News

Beto O’Rourke Laid Out This Sweeping $5 Trillion Plan To Take On Climate Change

by Joseph D. Lyons
Ethan Miller/Getty Images News/Getty Images

In what amounts to his first major detailed policy plan in the 2020 presidential race, former Rep. Beto O'Rourke released a climate change proposal on his campaign website Monday. It would run upwards of $5 trillion while reworking the economy to run on green infrastructure and limiting carbon emissions. According to the Associated Press, O'Rourke announced the plan just before taking a tour of Yosemite National Park in California.

"The greatest threat we face — which will test our country, our democracy, every single one of us — is climate change," O'Rourke said in a statement included with the policy on the campaign website. "We have one last chance to unleash the ingenuity and political will of hundreds of millions of Americans to meet this moment before it's too late."

The plan, as detailed on his campaign website, has four main pillars. First, O'Rourke details the actions he would take in the first 100 days in office, which includes rejoining the Paris Climate Agreement.

O'Rourke, according to his policy memo online, would put new regulations in place that would require increased efficiency from consumer appliances and power plants — while also limiting the amount of methane released by fossil fuel drilling sites. His plan would also push for public lands to become carbon neutral by 2030 in part by limiting new fossil fuel leases.

The second pillar of the plan includes $5 trillion in spending on infrastructure and investment, according to what the policy says, as outlined online. The money to pay for this will come from the "wealthiest" and corporations who will "pay their fair share" combined with an end to tax breaks for oil companies. The pot of money will be split between existing public financing institutions and performance-based tax incentives.

"The actions we’re announcing today will help us get there — by wasting no time cutting pollution, making historic investments in infrastructure, innovation, and in our communities, setting bold emissions targets, and defending those most at risk from the dangers and destruction of climate change," O'Rourke said in the statement accompanying the plan.

The third pillar focuses on getting to "net-zero emissions by 2050" in order to limit the rise in global temperatures to 1.5 degrees Celsius that scientists say is necessary to prevent the worst possible impacts of climate change. That's the same goal as the Green New Deal — and by 2030 O'Rourke's plan is to make it halfway, according to what the plan says on his campaign site.
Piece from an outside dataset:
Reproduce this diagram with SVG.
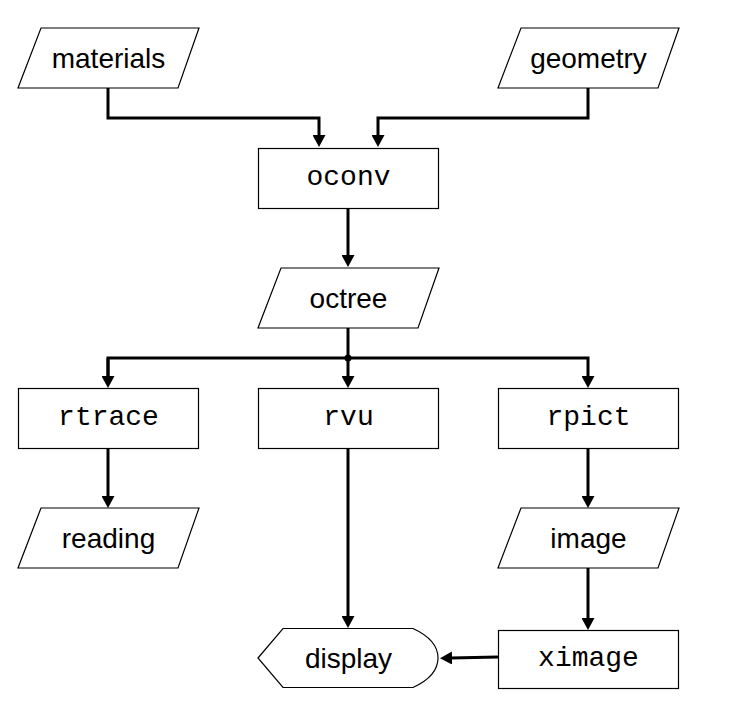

Part of O'Rourke's plan for the first 100 days is to pass a law that would make these goals enforceable legally.

According to the proposal, part four focuses on preparing communities that have to deal with increased national disasters as a result of climate change. And when there is a disaster, the plan says the government would work with communities to build back even better so that future disasters are less destructive.

According to what campaign spokesman Chris Evans told NBC News, the plan was written with input from "impacted individuals and communities, academics, scientists, entrepreneurs, advocates and activists, and local, state, tribal and federal government leaders."

As you read through the first policy of his campaign, O'Rourke will be busy at Yosemite, where he will likely upload another video or two.